» Stated problem
Find every line in the records below that contains the word "Apache", and copy each such line.

--- begin Record extracts ---

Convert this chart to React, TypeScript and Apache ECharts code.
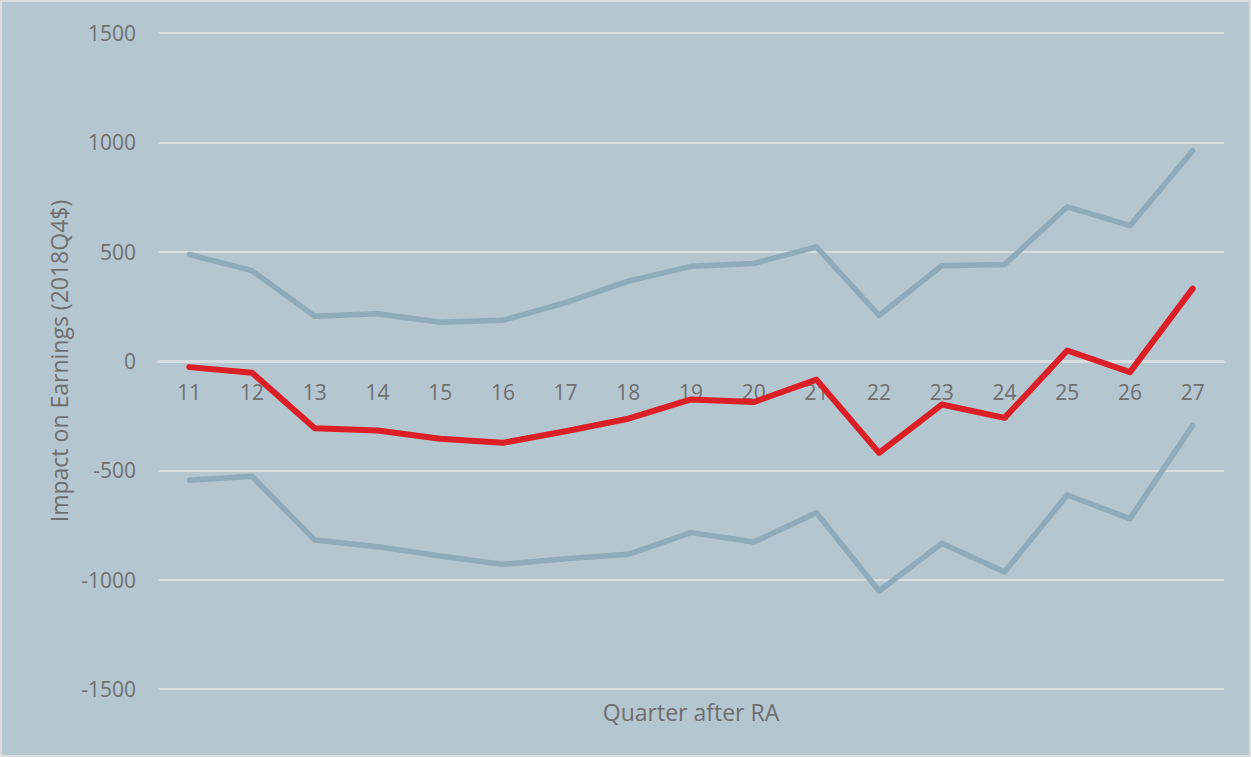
import React, { useEffect, useRef } from "react";
import * as echarts from "echarts";

const quarters = ["11", "12", "13", "14", "15", "16", "17", "18", "19", "20", "21", "22", "23", "24", "25", "26", "27"];
const upperBound = [487, 413, 205, 216, 177, 186, 267, 365, 433, 446, 522, 208, 436, 441, 705, 619, 962];
const estimate = [-28, -54, -308, -318, -356, -374, -321, -264, -176, -188, -85, -420, -199, -260, 48, -51, 331];
const lowerBound = [-545, -527, -819, -849, -892, -930, -904, -884, -785, -828, -694, -1052, -834, -965, -613, -721, -295];

const FONT = "'Open Sans', 'Noto Sans', sans-serif";
const TXT = "#6f6f6f";
const BAND = "#8eaabb";
const RED = "#dc1f26";

export default function App() {
  const ref = useRef<HTMLDivElement>(null);
  useEffect(() => {
    if (!ref.current) return;
    const chart = echarts.init(ref.current, null, { renderer: "svg" });
    chart.setOption({
      animation: false,
      backgroundColor: "#b4c6cf",
      grid: { left: 156, right: 25, top: 31, bottom: 66, containLabel: false },
      xAxis: {
        type: "category",
        data: quarters,
        boundaryGap: true,
        offset: -327.5,
        axisLine: { show: true, onZero: false, lineStyle: { color: "#d9dde0", width: 2 } },
        axisTick: { show: false },
        axisLabel: { color: TXT, fontSize: 21, fontFamily: FONT, margin: 20 },
        splitLine: { show: false },
      },
      yAxis: {
        type: "value",
        min: -1500,
        max: 1500,
        interval: 500,
        name: "Impact on Earnings (2018Q4$)",
        nameLocation: "middle",
        nameRotate: 90,
        nameGap: 88,
        nameTextStyle: { color: TXT, fontSize: 23, fontFamily: FONT },
        axisLine: { show: false },
        axisTick: { show: false },
        axisLabel: { color: TXT, fontSize: 21, fontFamily: FONT, margin: 22, formatter: (v: number) => String(v) },
        splitLine: { show: true, lineStyle: { color: "#d9dde0", width: 2 } },
      },
      graphic: [
        {
          type: "text",
          x: 689,
          y: 710,
          style: { text: "Quarter after RA", fill: TXT, font: `23px ${FONT}`, textAlign: "center", textVerticalAlign: "middle" },
        },
      ],
      series: [
        {
          type: "line",
          data: upperBound,
          symbol: "none",
          lineStyle: { color: BAND, width: 5.5, cap: "round", join: "round" },
          z: 2,
        },
        {
          type: "line",
          data: lowerBound,
          symbol: "none",
          lineStyle: { color: BAND, width: 5.5, cap: "round", join: "round" },
          z: 2,
        },
        {
          type: "line",
          data: estimate,
          symbol: "none",
          lineStyle: { color: RED, width: 6, cap: "round", join: "round" },
          z: 3,
        },
      ],
    });
    return () => chart.dispose();
  }, []);
  return (
    <div
      ref={ref}
      style={{
        position: "absolute",
        left: 0,
        top: 0,
        width: 1251,
        height: 757,
        boxSizing: "border-box",
        border: "2px solid #dcdcdc",
      }}
    />
  );
}
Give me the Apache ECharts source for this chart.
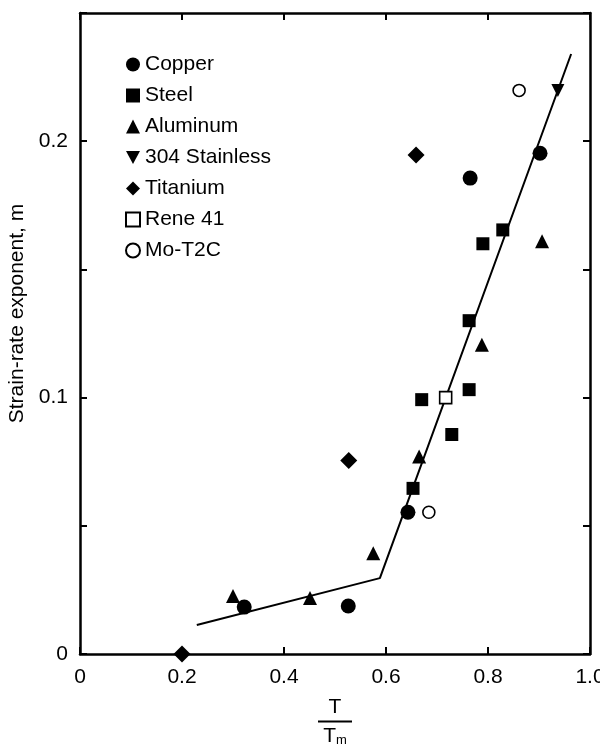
<!DOCTYPE html>
<html>
<head>
<meta charset="utf-8">
<script src="https://cdn.jsdelivr.net/npm/echarts@6/dist/echarts.min.js"></script>
<style>
	html, body { margin: 0; padding: 0; background: #fff; }
	#chart { width: 600px; height: 745px; }
</style>
</head>
<body>
<div id="chart"></div>
<script>
// values, [T/Tm, m]
var copper = [[0.322, 0.0183], [0.526, 0.0187], [0.643, 0.0553], [0.765, 0.1856], [0.902, 0.1953]];
var steel = [[0.653, 0.0646], [0.670, 0.0992], [0.729, 0.0856], [0.763, 0.1031], [0.763, 0.130], [0.790, 0.160], [0.829, 0.1654]];
var aluminum = [[0.300, 0.0226], [0.451, 0.0218], [0.575, 0.0393], [0.665, 0.077], [0.788, 0.1206], [0.906, 0.161]];
var stainless = [[0.937, 0.2198]];
var titanium = [[0.200, 0.0], [0.527, 0.0755], [0.659, 0.1946]];
var rene = [[0.717, 0.100]];
var moT2C = [[0.684, 0.0553], [0.861, 0.2198]];
var fitLine = [[0.229, 0.0113], [0.588, 0.0296], [0.963, 0.234]];

var names = ["Copper", "Steel", "Aluminum", "304 Stainless", "Titanium", "Rene 41", "Mo-T2C"];
var xLabels = ["0", "0.2", "0.4", "0.6", "0.8", "1.0"];
var yLabels = { "0": "0", "0.1": "0.1", "0.2": "0.2" };

var font = "Liberation Sans";
var black = "#000";

var Chart = function() {
	var chart = null;

	var axisBase = function(pos) {
		return {
			position: pos,
			axisLine: { show: true, onZero: false, lineStyle: { color: black, width: 2.5 } },
			axisTick: { show: true, inside: true, length: 7, lineStyle: { color: black, width: 2 } },
			splitLine: { show: false },
			axisLabel: { show: false }
		};
	};

	var pts = function(name, data, symbol, size, filled) {
		return {
			name: name,
			type: "scatter",
			data: data,
			symbol: symbol,
			symbolSize: size,
			clip: false,
			z: 3,
			itemStyle: filled ? { color: black, opacity: 1 } : { color: "#fff", borderColor: black, borderWidth: 1.6, opacity: 1 }
		};
	};

	var buildOption = function() {
		var xBottom = axisBase("bottom");
		xBottom.type = "value";
		xBottom.min = 0;
		xBottom.max = 1;
		xBottom.interval = 0.2;
		xBottom.axisLabel = {
			show: true, margin: 13, color: black, fontFamily: font, fontSize: 21,
			formatter: function(v) { return xLabels[Math.round(v * 5)]; }
		};
		// T over T_m
		xBottom.name = "{n|T}\n{bar| }\n{d|T}{s|m}";
		xBottom.nameLocation = "middle";
		xBottom.nameGap = 43;
		xBottom.nameTextStyle = {
			color: black, fontFamily: font, align: "center",
			rich: {
				n: { fontSize: 21, lineHeight: 21, align: "center", fontFamily: font },
				bar: { width: 34, height: 2, lineHeight: 7, backgroundColor: black, fontSize: 2 },
				d: { fontSize: 21, lineHeight: 22, fontFamily: font },
				s: { fontSize: 13, lineHeight: 22, verticalAlign: "bottom", fontFamily: font }
			}
		};

		var xTop = axisBase("top");
		xTop.type = "value";
		xTop.min = 0;
		xTop.max = 1;
		xTop.interval = 0.2;

		var yLeft = axisBase("left");
		yLeft.type = "value";
		yLeft.min = 0;
		yLeft.max = 0.25;
		yLeft.interval = 0.05;
		yLeft.axisLabel = {
			show: true, margin: 12, color: black, fontFamily: font, fontSize: 21,
			formatter: function(v) {
				var k = String(Math.round(v * 100) / 100);
				return yLabels[k] || "";
			}
		};
		yLeft.name = "Strain-rate exponent, m";
		yLeft.nameLocation = "middle";
		yLeft.nameGap = 50;
		yLeft.nameTextStyle = { color: black, fontFamily: font, fontSize: 21, padding: [0, 0, 0, 40] };

		var yRight = axisBase("right");
		yRight.type = "value";
		yRight.min = 0;
		yRight.max = 0.25;
		yRight.interval = 0.05;

		return {
			animation: false,
			backgroundColor: "#fff",
			grid: { left: 80, top: 13, right: 10, bottom: 91, containLabel: false, outerBoundsMode: "none" },
			legend: {
				data: names,
				orient: "vertical",
				left: 120,
				top: 49,
				itemWidth: 14,
				itemHeight: 14,
				itemGap: 10,
				itemTextGap: 8,
				textStyle: { color: black, fontFamily: font, fontSize: 21 }
			},
			xAxis: [xBottom, xTop],
			yAxis: [yLeft, yRight],
			series: [
				pts("Copper", copper, "circle", 15, true),
				pts("Steel", steel, "rect", 13, true),
				pts("Aluminum", aluminum, "triangle", 14, true),
				pts("304 Stainless", stainless, "path://M0,0 L12,0 L6,11 Z", 13, true),
				pts("Titanium", titanium, "diamond", 17, true),
				pts("Rene 41", rene, "rect", 12, false),
				pts("Mo-T2C", moT2C, "circle", 12, false),
				{
					name: "fit",
					type: "line",
					data: fitLine,
					symbol: "none",
					z: 2,
					lineStyle: { color: black, width: 2 }
				}
			]
		};
	};

	return {
		init: function() {
			chart = echarts.init(document.getElementById("chart"), null, { renderer: "canvas" });
			chart.setOption(buildOption());
		}
	};
}();

Chart.init();
</script>
</body>
</html>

--- end Record extracts ---

» Exercise output
Convert this chart to React, TypeScript and Apache ECharts code.
Give me the Apache ECharts source for this chart.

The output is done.